Company:
zSpace, Inc.
Role:
Design Lead & Manager
Dates:
2011
zSpace was a very impressive system. It had many attributes that set itself apart from other solutions. With sensors tracking the zSpace glasses, users could tilt their head to look around an object as zSpace dynamically displayed the correct perspective. Using the 6DoF zSpace stylus, which is held in midair like a pen, users could rotate their wrist naturally to pick up and examine objects. It lent itself to jaw-dropping demos.
As much as our early demos were useful experiments, they were also toys. As a company, zSpace had to make something to prove our applicability to real-world problems. We had already identified that the creators of film/TV/video games were a possible target market and zSpace had useful connections inside ILM and Autodesk.
Working with Autodesk and ILM, we chose to integrate zSpace into Autodesk Maya. Maya’s 3d design use cases and technology stack made it a great target for our goals of demonstrating tangible user enhancements to an industry-standard application. Specifically, we believed Maya+zSpace would be more intuitive and more immersive for modeling workflows and that users would produce higher-quality content faster than Maya alone.

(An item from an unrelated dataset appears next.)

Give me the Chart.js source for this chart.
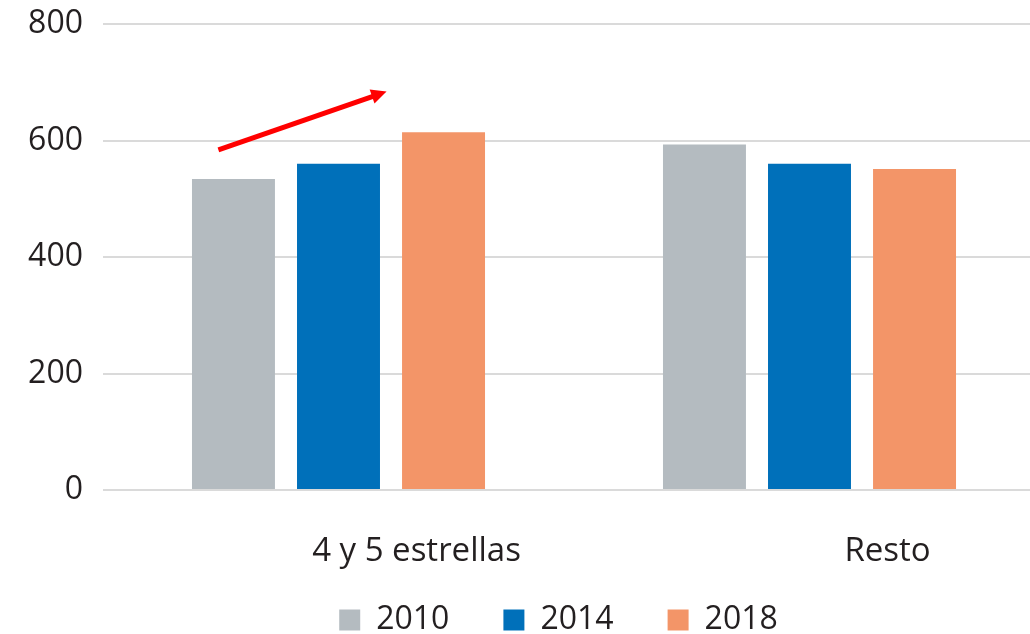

By conducting workflow analyses of routine use cases for 3d modeling, I created a list of the most commonly-used Maya tools for 3d design: Selection, Move, Rotate, and Scale. After I designed the zSpace-equivalents of these tools and they were implemented in Maya, I conducted a usability study of the Maya+zSpace combination using expert Maya teachers and practitioners as subjects.
The study’s positive findings were that subjects loved the viewing experience provided by zSpace. Direct quotes included: “That is beyond bitchin.”, “This is very fun; very visceral.”, and "Love looking at this thing. It's neat!”. However, the study’s negative findings were that subjects needed exact pixel, angle, and scaling percentage control over their assets that zSpace’s tools did not provide. For example, creating a wedge shape that was 10cm long with a specific slope was harder in Maya+zSpace than it was in Maya alone.
Based on these studies, zSpace hit its goals of being more intuitive and immersive than Maya alone but failed to empower users to model more quickly. From these findings, the business decision was to position the Maya+zSpace offering as a quality assurance review tool for models and animations rather than a full modeling environment.
For internal stakeholders, I highlighted a key negative finding from the study as an overarching issue we had to resolve regardless of the path forward. Since Maya was originally designed for mouse+keyboard interaction, all the menus and buttons were very small hit targets and zSpace users had a very challenging time selecting items in these ‘legacy’ 2d UIs. As one usability subject put it, "I really have to aim.”
The problem was that, as the user pressed down on a stylus’ button, the pressure introduced angular displacement of the virtual stylus beam. By the time the button’s electronics registered contact, the beam was no longer pointing at the intended target. Since this is an angular effect, it is exacerbated by how far into the scene the target item was located. Working with an engineer, we gathered usage and timing data for this specific problem. This was a complicated, multivariate problem and we were very concerned that the solution would be complex and brittle. However, in analyzing log data, we discovered that the time between hovering an intended selection target, starting to press the button, and the electronic contact taking place was very deterministic. The solution, named Deja Vu, was to create a very small cache of transform information for the virtual stylus beam and, when the system recognized a button contact, the system would use the beam’s transform from ⅓ seconds before the contact occurred. Deja Vu turned out to be invisible to users and so robust that it became the system’s default behavior for all selection operations.